By all accounts, any 12.5% rise in the October contract is going to have to fight some serious production headwinds. Tameron and Douthat note that the EIA’s monthly report for June issued last Friday found that on a year/year (y/y) basis, “Lower 48 production grew 5 Bcf/d (plus 6.8%) while total U.S. production was up 5.61 Bcf/d (plus 6.9%); 'Other States' posted the largest (and quite impressive, in our view) y/y rise at 5.1 Bcf/d (plus 19.6%) while Louisiana posted the largest decline (minus 15.3%, or mus 1 Bcf/d)” ([see Daily GPIAug. 29).

Tuesday's nearly 18-cent drubbing underscores just what kind of weather and temperature regime is necessary these days to score even a neutral storage result, according to Tim Evans of Citi Futures Perspective. Evans calculates a 70 Bcf build for Thursday's EIA storage report but sees future injections approaching 100 Bcf. The current year-on-five-year deficit stands at 518 Bcf, and if Evans' figures are correct, that will narrow to 466 Bcf by Sept. 19.

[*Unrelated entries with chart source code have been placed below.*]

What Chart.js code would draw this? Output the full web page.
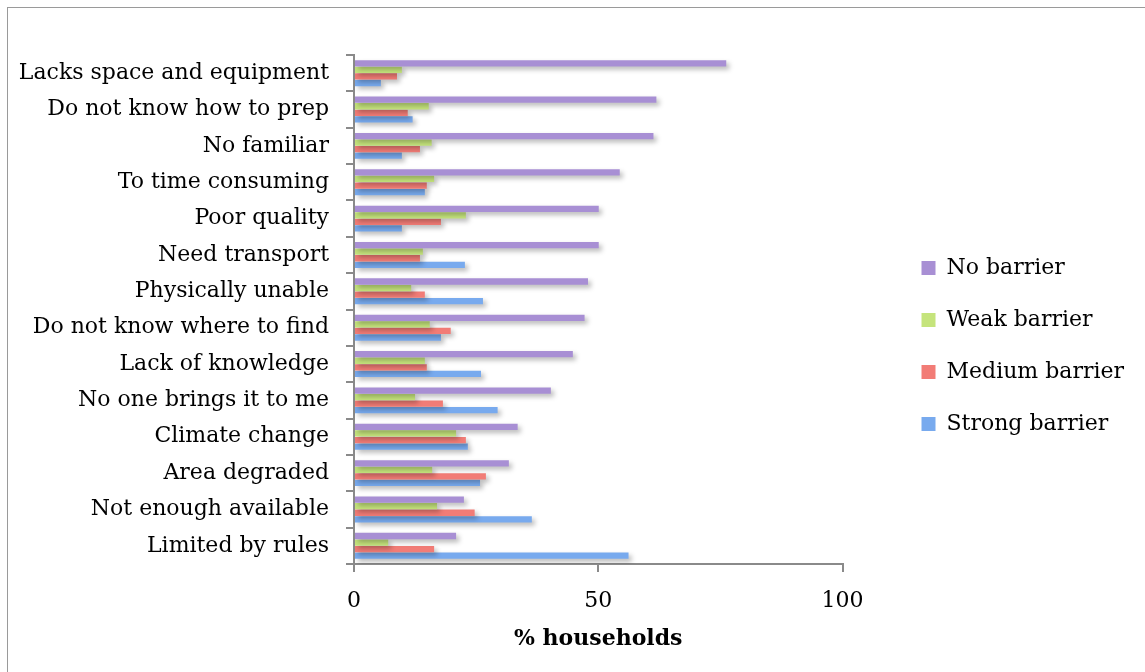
<!DOCTYPE html>
<html>
<head>
<meta charset="utf-8">
<script src="https://cdn.jsdelivr.net/npm/chart.js@4"></script>
<style>
  body { margin: 0; background: #fff; overflow: hidden; }
  #frame { position: absolute; left: 7px; top: 7px; width: 1200px; height: 720px; border: 1px solid #9a9a9a; }
  #wrap { position: absolute; left: 0; top: 0; width: 1145px; height: 672px; }
</style>
</head>
<body>
<div id="frame"></div>
<div id="wrap"><canvas id="barrierChart" width="1145" height="672"></canvas></div>
<script>
// categories, top to bottom
var categories = [
  "Lacks space and equipment",
  "Do not know how to prep",
  "No familiar",
  "To time consuming",
  "Poor quality",
  "Need transport",
  "Physically unable",
  "Do not know where to find",
  "Lack of knowledge",
  "No one brings it to me",
  "Climate change",
  "Area degraded",
  "Not enough available",
  "Limited by rules"
];

// % households per barrier level
var noBarrier     = [76.2, 61.9, 61.3, 54.4, 50.1, 50.1, 47.9, 47.2, 44.8, 40.3, 33.5, 31.7, 22.5, 20.9];
var weakBarrier   = [9.8, 15.3, 15.9, 16.4, 22.9, 14.1, 11.7, 15.5, 14.5, 12.5, 20.9, 16.0, 17.0, 7.0];
var mediumBarrier = [8.8, 11.0, 13.5, 14.9, 17.8, 13.5, 14.5, 19.8, 14.9, 18.2, 22.9, 27.0, 24.7, 16.4];
var strongBarrier = [5.5, 12.0, 9.8, 14.5, 9.8, 22.7, 26.4, 17.8, 26.0, 29.4, 23.3, 25.8, 36.4, 56.2];

var xTicks = [0, 50, 100];
var axisTitle = "% households";

var FONT = "'DejaVu Serif', serif";
var axisGray = "#8a8a8a";

//soft drop shadow under the bars
var barShadow = {
  id: "barShadow",
  beforeDatasetsDraw: function (chart) {
    var c = chart.ctx;
    c.save();
    c.shadowColor = "rgba(0,0,0,0.28)";
    c.shadowBlur = 5;
    c.shadowOffsetX = 3;
    c.shadowOffsetY = 3;
  },
  afterDatasetsDraw: function (chart) {
    chart.ctx.restore();
  }
};

new Chart("barrierChart", {
  type: "bar",
  data: {
    labels: categories,
    datasets: [
      { label: "No barrier", data: noBarrier, backgroundColor: "#a88fd4" },
      { label: "Weak barrier", data: weakBarrier, backgroundColor: "#c5e47c" },
      { label: "Medium barrier", data: mediumBarrier, backgroundColor: "#f27c76" },
      { label: "Strong barrier", data: strongBarrier, backgroundColor: "#78aaee" }
    ]
  },
  options: {
    indexAxis: "y",
    responsive: false,
    animation: false,
    datasets: { bar: { categoryPercentage: 0.72, barPercentage: 0.96 } },
    layout: { padding: { left: 0, top: 55, right: 11, bottom: 35 } },
    plugins: {
      tooltip: { enabled: false },
      legend: {
        position: "right",
        maxWidth: 320,
        labels: {
          font: { family: FONT, size: 22 },
          color: "#000",
          boxWidth: 14,
          boxHeight: 14,
          padding: 30
        }
      }
    },
    scales: {
      x: {
        min: 0,
        max: 100,
        afterBuildTicks: function (s) { s.ticks = xTicks.map(function (v) { return { value: v }; }); },
        grid: { drawOnChartArea: false, drawTicks: true, tickLength: 8, color: axisGray, lineWidth: 2 },
        border: { color: axisGray, width: 2 },
        ticks: { font: { family: FONT, size: 22 }, color: "#000", padding: 16 },
        title: { display: true, text: axisTitle, font: { family: FONT, size: 22, weight: "bold" }, color: "#000", padding: { top: 0, bottom: -15 } },
        afterFit: function (s) { s.height = 73; }
      },
      y: {
        grid: { drawOnChartArea: false, drawTicks: true, tickLength: 8, color: axisGray, lineWidth: 2, offset: true },
        border: { color: axisGray, width: 2 },
        ticks: { font: { family: FONT, size: 22 }, color: "#000", padding: 17, autoSkip: false },
        afterFit: function (s) { s.width = 354; }
      },
      //empty spacer between the plot and the legend
      spacer: {
        type: "category",
        axis: "y",
        position: "right",
        labels: categories,
        grid: { display: false },
        border: { display: false },
        ticks: { display: false },
        afterFit: function (s) { s.width = 49; }
      }
    }
  },
  plugins: [barShadow]
});
</script>
</body>
</html>
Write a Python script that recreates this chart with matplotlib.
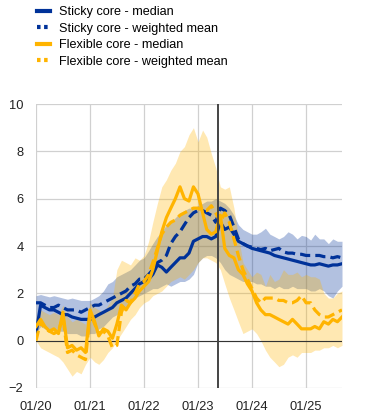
import matplotlib
matplotlib.use("Agg")
import matplotlib.pyplot as plt
import matplotlib.dates as mdates
import pandas as pd
import numpy as np

plt.rcParams['font.family'] = ['Liberation Sans', 'DejaVu Sans']

start = "2020-01-01"
n_months = 69

sticky_median = [0.3, 1.5, 1.4, 1.3, 1.3, 1.2, 1.1, 1.1, 1.0, 0.95, 0.9, 0.9,
                 0.9, 1.0, 1.1, 1.2, 1.3, 1.4, 1.6, 1.7, 1.8, 2.0, 2.2, 2.4,
                 2.5, 2.6, 2.8, 3.2, 3.1, 2.9, 3.1, 3.3, 3.5, 3.5, 3.7, 4.2,
                 4.3, 4.4, 4.4, 4.3, 4.4, 5.0, 4.7, 4.8, 4.5, 4.2, 4.1, 4.0,
                 3.9, 3.85, 3.8, 3.75, 3.7, 3.6, 3.55, 3.5, 3.45, 3.4, 3.35, 3.3,
                 3.25, 3.2, 3.2, 3.25, 3.2, 3.15, 3.2, 3.2, 3.25]
sticky_wmean = [1.6, 1.6, 1.5, 1.4, 1.4, 1.5, 1.4, 1.3, 1.3, 1.3, 1.2, 1.3,
                1.4, 1.5, 1.5, 1.6, 1.7, 1.8, 1.9, 2.0, 2.1, 2.3, 2.4, 2.6,
                2.6, 2.8, 3.0, 3.3, 3.4, 3.6, 4.1, 4.4, 4.6, 4.9, 5.2, 5.4,
                5.5, 5.5, 5.4, 5.3, 5.0, 5.6, 5.5, 5.3, 4.8, 4.3, 4.1, 4.0,
                3.95, 3.9, 3.85, 3.9, 3.8, 3.85, 3.9, 3.75, 3.7, 3.7, 3.65, 3.65,
                3.6, 3.6, 3.6, 3.6, 3.55, 3.55, 3.5, 3.55, 3.5]
sticky_low = [0.3, 0.6, 0.5, 0.5, 0.5, 0.4, 0.4, 0.3, 0.3, 0.3, 0.2, 0.2,
              0.3, 0.3, 0.5, 0.6, 0.8, 1.0, 1.1, 1.3, 1.4, 1.6, 1.8, 1.9,
              2.0, 2.1, 2.2, 2.2, 2.3, 2.4, 2.3, 2.4, 2.5, 2.5, 2.6, 2.8,
              3.3, 3.5, 3.6, 3.6, 3.5, 3.3, 3.0, 2.8, 2.7, 2.6, 2.5, 2.5,
              2.5, 2.4, 2.4, 2.3, 2.3, 2.2, 2.3, 2.2, 2.2, 2.3, 2.2, 2.2,
              2.2, 2.1, 2.1, 2.2, 2.1, 1.9, 1.8, 2.1, 2.3]
sticky_high = [1.9, 1.95, 1.9, 1.85, 1.9, 1.85, 1.8, 1.75, 1.8, 1.75, 1.7, 1.7,
               1.7, 1.8, 1.9, 2.1, 2.4, 2.5, 2.7, 2.8, 2.9, 3.0, 3.2, 3.4,
               3.5, 3.8, 4.1, 4.4, 4.6, 4.9, 5.0, 5.2, 5.4, 5.5, 5.6, 5.6,
               5.7, 5.8, 5.9, 5.9, 6.0, 5.9, 5.8, 5.6, 5.3, 4.9, 4.7, 4.6,
               4.5, 4.5, 4.6, 4.75, 4.5, 4.4, 4.3, 4.4, 4.6, 4.5, 4.3, 4.45,
               4.4, 4.25, 4.5, 4.3, 4.3, 4.1, 4.3, 4.2, 4.2]

flex_median = [0.6, 0.9, 0.6, 0.4, 0.5, 0.3, 1.2, -0.3, -0.2, -0.4, -0.3, -0.5,
               1.3, 0.8, 0.2, 0.5, 0.4, 0.1, 0.7, 1.5, 1.3, 1.6, 1.8, 2.1,
               2.3, 2.5, 3.0, 3.8, 4.6, 5.2, 5.6, 6.0, 6.5, 6.0, 5.9, 6.5,
               6.2, 5.4, 4.7, 4.5, 4.6, 5.3, 3.9, 3.6, 3.5, 3.0, 2.8, 2.4,
               2.1, 1.6, 1.3, 1.1, 1.1, 1.0, 0.9, 0.8, 0.7, 0.9, 0.7, 0.5,
               0.5, 0.5, 0.6, 0.5, 0.8, 0.7, 0.9, 0.8, 1.0]
flex_wmean = [0.0, 0.8, 0.5, 0.4, 0.3, 0.4, 1.0, -0.5, -0.4, -0.6, -0.7, -0.8,
              1.2, 0.7, 0.3, 0.4, 0.2, -0.3, -0.2, 1.2, 1.7, 1.6, 2.0, 2.4,
              2.5, 2.8, 3.3, 3.9, 4.5, 4.8, 5.0, 5.1, 5.3, 5.4, 5.5, 5.6,
              5.6, 5.5, 5.5, 5.7, 5.4, 5.0, 5.4, 5.0, 4.3, 3.6, 3.0, 2.6,
              2.2, 1.8, 1.6, 1.8, 1.8, 1.8, 1.7, 1.7, 1.6, 1.6, 1.7, 1.9,
              1.6, 1.6, 1.3, 1.1, 1.0, 1.0, 1.1, 1.2, 1.3]
flex_low = [0.0, -0.3, -0.4, -0.5, -0.6, -0.7, -0.9, -1.2, -1.5, -1.3, -1.4, -1.0,
            -0.7, -0.9, -1.0, -0.8, -0.5, -0.3, 0.0, 0.3, 0.6, 0.9, 1.1, 1.4,
            1.6, 1.7, 1.9, 2.0, 2.1, 2.3, 2.5, 2.6, 2.7, 2.6, 2.8, 3.0,
            3.3, 3.5, 3.5, 3.4, 3.3, 3.0, 2.4, 1.8, 1.3, 0.8, 0.3, 0.4,
            0.5, 0.3, 0.0, -0.4, -0.7, -0.9, -1.1, -1.0, -0.7, -0.6, -0.7, -0.5,
            -0.5, -0.5, -0.4, -0.4, -0.3, -0.3, -0.2, -0.3, -0.2]
flex_high = [1.0, 1.3, 1.2, 1.1, 1.2, 1.1, 1.5, 1.0, 0.8, 0.9, 0.8, 0.7,
             1.6, 1.4, 1.3, 1.2, 1.5, 1.8, 3.0, 3.4, 3.3, 3.2, 3.5, 3.4,
             3.6, 4.2, 5.0, 5.8, 6.5, 6.8, 7.2, 7.5, 8.0, 8.2, 8.7, 9.0,
             8.4, 8.9, 8.6, 7.9, 7.3, 6.5, 6.4, 6.5, 5.6, 4.4, 3.3, 3.0,
             2.7, 2.9, 2.8, 2.3, 2.8, 2.5, 2.6, 3.0, 2.8, 2.8, 2.9, 2.7,
             2.8, 2.7, 2.7, 2.6, 2.0, 1.8, 1.8, 2.0, 2.1]

legend_labels = ["Sticky core - median", "Sticky core - weighted mean",
                 "Flexible core - median", "Flexible core - weighted mean"]
y_ticks = [-2, 0, 2, 4, 6, 8, 10]
marker_date = "2023-05-13"

dates = pd.date_range(start, periods=n_months, freq="MS")

BLUE = "#003299"
ORANGE = "#FFB400"

fig = plt.figure(figsize=(3.72, 4.16), dpi=100)
ax = fig.add_axes([36/372, 1-388/416, (342-36)/372, (388-104)/416])

ax.fill_between(dates, sticky_low, sticky_high, color=BLUE, alpha=0.3, linewidth=0)
ax.fill_between(dates, flex_low, flex_high, color=ORANGE, alpha=0.3, linewidth=0)

lw = 2.3
ax.plot(dates, sticky_median, color=BLUE, lw=lw)
ax.plot(dates, sticky_wmean, color=BLUE, lw=lw, dashes=(3.2, 1.6))
ax.plot(dates, flex_median, color=ORANGE, lw=lw)
ax.plot(dates, flex_wmean, color=ORANGE, lw=lw, dashes=(3.2, 1.6))

ax.axhline(0, color="#333333", lw=0.8, zorder=1)
ax.axvline(pd.Timestamp(marker_date), color="#444444", lw=1.4, zorder=5)

ax.set_ylim(-2, 10)
ax.set_yticks(y_ticks)
ax.set_xlim(dates[0], dates[-1])
ax.xaxis.set_major_locator(mdates.YearLocator())
ax.xaxis.set_major_formatter(mdates.DateFormatter("%m/%y"))
ax.grid(True, color="#d0d0d0", lw=0.9)
ax.set_axisbelow(True)
for s in ax.spines.values():
    s.set_visible(False)
ax.tick_params(length=0, labelsize=9.3, colors="#222222")
ax.tick_params(axis='y', pad=9)
ax.tick_params(axis='x', pad=9)

leg_handles = [
    plt.Line2D([], [], color=BLUE, lw=3.0),
    plt.Line2D([], [], color=BLUE, lw=3.0, dashes=(0.85, 0.85)),
    plt.Line2D([], [], color=ORANGE, lw=3.0),
    plt.Line2D([], [], color=ORANGE, lw=3.0, dashes=(0.85, 0.85)),
]
fig.legend(leg_handles, legend_labels, loc="upper left",
           bbox_to_anchor=(37/372, 1 - 6/416), frameon=False, fontsize=9.1,
           handlelength=1.0, handletextpad=0.75, labelspacing=0.36,
           borderaxespad=0.0, borderpad=0.0)

fig.savefig("out.png", dpi=100)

"With seasonal cooling demand tapering off, we note the rate of storage injections will also be rising in the weeks ahead, with an associated risk that we may see new lows in price before heating demand ramps high enough to bring the market back into a stronger seasonal balance."

Evans still ultimately favors the long side with a limit buy order in the October contract at $3.68 concurrent with a protective sell stop at $3.48 to limit risk on the trade.